Enric Vivanco Fontquerni | Barcelona

Mercancías

Cuando se habla de comunicación de sucesos que inciden negativamente a los ciudadanos, en concreto los fenómenos atmosféricos, los políticos recurren a dos argumentos falaces: la excepcionalidad y el clima no tiene culpables. Falsas las dos excusas.

Los científicos llevaban más de 50 años avisando de lo que ha llegado respecto a los fenómenos extremos que serán más recurrentes y frecuentes, y el segundo, el urbanismo criminal que se ha realizado durante estos años es el gran culpable de tanta insensatez y latrocinio. La filosofía de la práctica, Ricardo, Robespierre y Hegel, según Gramsci, que relaciona al hombre con la naturaleza por medio de la técnica, ha sido el triunfo de esta filosofía, en detrimento de la tradición que culmina con la victoria de la práctica respecto al pensamiento.
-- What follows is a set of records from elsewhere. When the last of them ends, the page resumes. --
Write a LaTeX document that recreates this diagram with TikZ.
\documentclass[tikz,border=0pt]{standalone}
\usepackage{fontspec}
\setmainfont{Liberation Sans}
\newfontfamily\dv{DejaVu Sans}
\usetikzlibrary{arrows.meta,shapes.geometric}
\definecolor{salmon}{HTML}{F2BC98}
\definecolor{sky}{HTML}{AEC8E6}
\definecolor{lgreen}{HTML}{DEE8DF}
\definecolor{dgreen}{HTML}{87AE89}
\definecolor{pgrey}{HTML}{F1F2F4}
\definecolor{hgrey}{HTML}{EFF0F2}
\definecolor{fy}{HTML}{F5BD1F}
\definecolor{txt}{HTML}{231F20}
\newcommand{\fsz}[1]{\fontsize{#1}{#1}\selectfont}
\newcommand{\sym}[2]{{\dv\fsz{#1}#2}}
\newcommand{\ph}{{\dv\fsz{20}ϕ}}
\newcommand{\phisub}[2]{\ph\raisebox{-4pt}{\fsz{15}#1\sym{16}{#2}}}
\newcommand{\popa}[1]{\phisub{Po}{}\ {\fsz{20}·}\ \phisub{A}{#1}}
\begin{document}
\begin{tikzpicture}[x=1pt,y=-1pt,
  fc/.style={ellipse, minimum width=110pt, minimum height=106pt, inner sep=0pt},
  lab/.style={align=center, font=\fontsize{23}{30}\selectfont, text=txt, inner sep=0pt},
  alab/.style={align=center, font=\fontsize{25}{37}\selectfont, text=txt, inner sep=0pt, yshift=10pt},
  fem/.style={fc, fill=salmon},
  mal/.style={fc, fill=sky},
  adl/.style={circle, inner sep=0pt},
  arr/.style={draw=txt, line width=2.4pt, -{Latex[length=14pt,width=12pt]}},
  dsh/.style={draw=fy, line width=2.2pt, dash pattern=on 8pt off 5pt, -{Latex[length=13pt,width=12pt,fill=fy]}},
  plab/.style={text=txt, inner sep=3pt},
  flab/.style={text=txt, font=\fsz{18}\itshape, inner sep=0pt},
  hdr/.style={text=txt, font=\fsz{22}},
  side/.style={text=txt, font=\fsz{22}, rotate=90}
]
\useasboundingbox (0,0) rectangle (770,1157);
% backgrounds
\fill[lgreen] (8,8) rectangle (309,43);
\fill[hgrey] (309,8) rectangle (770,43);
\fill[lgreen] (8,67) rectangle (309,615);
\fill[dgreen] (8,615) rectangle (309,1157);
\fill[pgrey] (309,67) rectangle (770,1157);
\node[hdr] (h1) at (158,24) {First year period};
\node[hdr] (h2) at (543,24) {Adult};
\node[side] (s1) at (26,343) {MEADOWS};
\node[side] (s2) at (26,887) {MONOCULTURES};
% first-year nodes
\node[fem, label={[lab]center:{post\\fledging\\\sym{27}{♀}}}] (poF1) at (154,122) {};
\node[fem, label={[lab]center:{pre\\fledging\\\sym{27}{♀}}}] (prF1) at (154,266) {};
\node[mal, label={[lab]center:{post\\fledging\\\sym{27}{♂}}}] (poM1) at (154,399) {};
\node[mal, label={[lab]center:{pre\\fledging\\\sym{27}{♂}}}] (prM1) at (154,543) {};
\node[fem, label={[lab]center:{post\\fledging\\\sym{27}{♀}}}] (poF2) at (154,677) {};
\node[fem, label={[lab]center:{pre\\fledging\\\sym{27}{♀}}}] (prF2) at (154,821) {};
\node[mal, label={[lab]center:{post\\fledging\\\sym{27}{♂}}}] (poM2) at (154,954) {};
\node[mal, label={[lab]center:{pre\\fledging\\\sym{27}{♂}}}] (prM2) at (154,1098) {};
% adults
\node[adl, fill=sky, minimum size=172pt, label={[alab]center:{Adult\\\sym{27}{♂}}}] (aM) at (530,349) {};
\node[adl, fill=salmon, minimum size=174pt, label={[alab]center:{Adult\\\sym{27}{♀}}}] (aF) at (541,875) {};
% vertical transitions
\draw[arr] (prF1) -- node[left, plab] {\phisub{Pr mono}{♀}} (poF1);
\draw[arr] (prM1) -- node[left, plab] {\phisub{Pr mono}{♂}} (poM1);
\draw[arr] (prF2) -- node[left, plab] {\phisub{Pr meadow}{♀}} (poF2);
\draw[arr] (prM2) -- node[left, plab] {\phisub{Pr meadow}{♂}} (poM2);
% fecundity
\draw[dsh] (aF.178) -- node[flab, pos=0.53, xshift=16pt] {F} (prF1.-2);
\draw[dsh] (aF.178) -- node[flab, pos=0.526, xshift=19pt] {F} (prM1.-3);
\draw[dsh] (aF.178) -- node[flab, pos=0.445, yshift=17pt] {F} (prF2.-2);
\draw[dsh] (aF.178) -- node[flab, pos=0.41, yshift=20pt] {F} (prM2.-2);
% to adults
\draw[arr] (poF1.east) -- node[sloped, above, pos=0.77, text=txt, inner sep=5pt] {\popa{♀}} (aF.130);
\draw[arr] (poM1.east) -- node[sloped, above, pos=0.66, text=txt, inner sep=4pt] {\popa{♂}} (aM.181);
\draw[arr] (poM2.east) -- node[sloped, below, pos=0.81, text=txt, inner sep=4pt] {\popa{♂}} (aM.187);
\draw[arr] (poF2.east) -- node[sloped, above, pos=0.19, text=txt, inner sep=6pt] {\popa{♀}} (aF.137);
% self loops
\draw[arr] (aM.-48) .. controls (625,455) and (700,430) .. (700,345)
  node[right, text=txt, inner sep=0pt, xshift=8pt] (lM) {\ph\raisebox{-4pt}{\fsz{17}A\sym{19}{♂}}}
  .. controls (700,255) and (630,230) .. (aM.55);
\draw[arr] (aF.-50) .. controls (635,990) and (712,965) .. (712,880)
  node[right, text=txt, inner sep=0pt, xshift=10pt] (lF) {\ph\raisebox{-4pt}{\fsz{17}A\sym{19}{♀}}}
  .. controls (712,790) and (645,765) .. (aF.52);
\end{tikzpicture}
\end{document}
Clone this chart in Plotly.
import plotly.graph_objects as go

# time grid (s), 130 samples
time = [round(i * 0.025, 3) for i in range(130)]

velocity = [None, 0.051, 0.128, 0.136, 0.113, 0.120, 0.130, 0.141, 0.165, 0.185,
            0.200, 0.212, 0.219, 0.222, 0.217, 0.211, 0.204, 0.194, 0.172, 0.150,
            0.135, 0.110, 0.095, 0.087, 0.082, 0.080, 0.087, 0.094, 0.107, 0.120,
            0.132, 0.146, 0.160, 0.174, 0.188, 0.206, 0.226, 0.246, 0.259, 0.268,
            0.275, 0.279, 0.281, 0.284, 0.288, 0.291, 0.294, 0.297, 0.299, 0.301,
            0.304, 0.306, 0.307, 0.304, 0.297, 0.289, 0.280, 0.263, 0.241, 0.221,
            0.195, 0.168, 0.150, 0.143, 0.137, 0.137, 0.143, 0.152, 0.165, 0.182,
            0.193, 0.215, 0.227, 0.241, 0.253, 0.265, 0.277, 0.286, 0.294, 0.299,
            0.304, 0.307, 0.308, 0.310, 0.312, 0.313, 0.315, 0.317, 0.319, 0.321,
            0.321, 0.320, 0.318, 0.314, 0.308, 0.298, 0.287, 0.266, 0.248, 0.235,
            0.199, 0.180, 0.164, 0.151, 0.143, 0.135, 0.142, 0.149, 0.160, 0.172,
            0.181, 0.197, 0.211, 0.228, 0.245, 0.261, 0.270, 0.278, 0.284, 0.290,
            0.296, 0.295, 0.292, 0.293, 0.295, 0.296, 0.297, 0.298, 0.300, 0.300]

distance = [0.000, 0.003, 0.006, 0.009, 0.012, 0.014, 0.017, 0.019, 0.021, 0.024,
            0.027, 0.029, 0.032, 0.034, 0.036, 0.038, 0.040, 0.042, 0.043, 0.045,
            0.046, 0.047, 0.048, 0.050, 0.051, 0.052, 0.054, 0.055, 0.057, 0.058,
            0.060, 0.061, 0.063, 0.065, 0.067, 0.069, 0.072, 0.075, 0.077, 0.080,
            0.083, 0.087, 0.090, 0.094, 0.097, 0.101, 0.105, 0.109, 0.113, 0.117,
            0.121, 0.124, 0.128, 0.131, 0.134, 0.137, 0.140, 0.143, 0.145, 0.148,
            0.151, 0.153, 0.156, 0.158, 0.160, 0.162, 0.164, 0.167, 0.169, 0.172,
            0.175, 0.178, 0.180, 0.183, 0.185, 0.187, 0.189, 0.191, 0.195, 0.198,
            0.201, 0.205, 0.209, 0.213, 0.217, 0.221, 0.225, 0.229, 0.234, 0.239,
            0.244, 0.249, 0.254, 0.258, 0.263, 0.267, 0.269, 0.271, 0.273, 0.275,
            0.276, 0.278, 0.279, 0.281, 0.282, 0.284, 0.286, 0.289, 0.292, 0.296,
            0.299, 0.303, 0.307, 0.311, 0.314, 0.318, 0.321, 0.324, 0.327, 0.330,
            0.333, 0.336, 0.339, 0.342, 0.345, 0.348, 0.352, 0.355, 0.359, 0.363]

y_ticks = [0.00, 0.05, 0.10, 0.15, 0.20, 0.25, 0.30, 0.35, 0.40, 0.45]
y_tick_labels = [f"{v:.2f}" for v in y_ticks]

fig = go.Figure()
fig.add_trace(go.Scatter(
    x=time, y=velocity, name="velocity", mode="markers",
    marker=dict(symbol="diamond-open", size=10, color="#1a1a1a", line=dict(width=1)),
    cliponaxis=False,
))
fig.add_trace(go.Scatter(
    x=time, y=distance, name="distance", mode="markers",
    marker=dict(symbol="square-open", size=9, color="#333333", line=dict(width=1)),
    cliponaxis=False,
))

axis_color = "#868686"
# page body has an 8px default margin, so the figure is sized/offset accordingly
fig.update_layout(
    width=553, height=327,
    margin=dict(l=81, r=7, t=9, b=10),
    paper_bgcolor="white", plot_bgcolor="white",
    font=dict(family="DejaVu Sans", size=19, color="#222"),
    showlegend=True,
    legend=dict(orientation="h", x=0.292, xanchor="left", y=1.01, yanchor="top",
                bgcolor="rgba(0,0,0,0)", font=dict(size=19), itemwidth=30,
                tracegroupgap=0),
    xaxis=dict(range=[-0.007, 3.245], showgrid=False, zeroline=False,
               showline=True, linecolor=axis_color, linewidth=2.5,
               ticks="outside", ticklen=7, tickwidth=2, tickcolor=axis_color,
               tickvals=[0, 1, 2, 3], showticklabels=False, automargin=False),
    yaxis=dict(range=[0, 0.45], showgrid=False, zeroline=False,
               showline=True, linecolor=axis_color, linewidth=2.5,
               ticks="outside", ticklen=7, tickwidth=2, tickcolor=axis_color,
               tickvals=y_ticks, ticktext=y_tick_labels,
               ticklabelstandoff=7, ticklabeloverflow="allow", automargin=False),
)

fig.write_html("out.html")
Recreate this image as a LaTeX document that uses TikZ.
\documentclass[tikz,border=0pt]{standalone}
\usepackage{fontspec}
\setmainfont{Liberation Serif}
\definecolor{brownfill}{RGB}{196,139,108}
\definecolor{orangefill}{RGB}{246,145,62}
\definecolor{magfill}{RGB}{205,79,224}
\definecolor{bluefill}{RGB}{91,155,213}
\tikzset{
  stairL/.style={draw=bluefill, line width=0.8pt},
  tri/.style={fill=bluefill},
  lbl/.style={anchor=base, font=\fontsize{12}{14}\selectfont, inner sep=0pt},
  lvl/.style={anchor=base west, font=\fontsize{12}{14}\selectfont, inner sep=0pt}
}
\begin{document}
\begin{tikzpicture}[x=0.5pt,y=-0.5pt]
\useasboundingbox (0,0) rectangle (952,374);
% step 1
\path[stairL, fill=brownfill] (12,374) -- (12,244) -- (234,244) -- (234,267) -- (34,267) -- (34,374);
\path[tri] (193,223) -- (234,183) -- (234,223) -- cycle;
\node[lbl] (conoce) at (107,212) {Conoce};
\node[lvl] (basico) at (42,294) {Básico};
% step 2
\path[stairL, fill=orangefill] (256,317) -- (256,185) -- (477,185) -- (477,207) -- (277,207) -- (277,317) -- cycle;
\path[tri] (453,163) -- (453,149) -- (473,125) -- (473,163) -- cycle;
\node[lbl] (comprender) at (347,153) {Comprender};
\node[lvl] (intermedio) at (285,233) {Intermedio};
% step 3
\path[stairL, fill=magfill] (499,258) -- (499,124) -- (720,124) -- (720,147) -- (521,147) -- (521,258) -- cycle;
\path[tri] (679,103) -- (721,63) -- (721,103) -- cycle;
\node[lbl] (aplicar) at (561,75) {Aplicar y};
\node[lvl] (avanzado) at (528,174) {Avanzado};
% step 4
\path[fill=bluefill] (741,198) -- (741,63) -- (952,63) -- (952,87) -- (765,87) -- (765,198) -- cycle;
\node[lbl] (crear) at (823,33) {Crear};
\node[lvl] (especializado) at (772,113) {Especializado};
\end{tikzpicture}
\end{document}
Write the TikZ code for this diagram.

El tiempo de soluciones técnicas a problemas concretos ha pasado. En estos momentos es el tiempo del pensamiento profundo, para aplicar el sentido común, despojado de los arcaísmos milenaristas, o futuristas.

Desde hace unos pocos años en Barcelona ciudad se puede observar un hecho que antes estaba penalizado y muy bien controlado. Todo el mundo aparca el coche o furgoneta, por un tiempo más o menos largo, donde se le antoja. Vías de tres carriles es fácil observar que se transforman en solo un carril. Todo este desbarajuste provoca colas interminables y la contaminación acústica, junto con la producida por los motores de combustión, incide en el incremento de los índices de suciedad del aire que superan habitualmente los máximos establecidos.

La pregunta a realizar es: ¿por qué sucede esto ahora cuando antes estaba muy bien controlado y no se aparcaba con la arbitrariedad actual? La respuesta es tan sencilla que indigna lo amante de lo complejo. Estas empresas multinacionales, que se dedican a transportar mercancías de todo tipo hacia los comedores o dormitorios de las casas particulares, necesitan aparcar sus vehículos en cualquier sitio y a cualquier hora, para dejar el paquete que ansiosamente se está esperando sin el menor pensamiento, solo interesa disponer cuanto antes de una inutilidad más.

El sentido común, arropado por el conocimiento que la sociedad ha ido construyendo a lo largo de decenas de miles de años, fue tirado por la borda desde la revolución industrial. Todo artefacto que llega a tu casa por otros tiene un consumo energético superior al que se compra en tú barrio, que lo vas a buscar y caminando lo transportas a tú hogar. Es absolutamente ilógico e irracional que el producto que se transporta por vehículo resulte más barato que el que se compra en una tienda. Todo este desbarajuste desaparecería si el objeto transportado fuese más caro que el que tú puedes comprar in situ, y este negociete, que necesita la permisividad, política y legislativa de la globalización maravillosa, desaparecería y la ciudad tendría una atmósfera más limpia y un mayor silencio.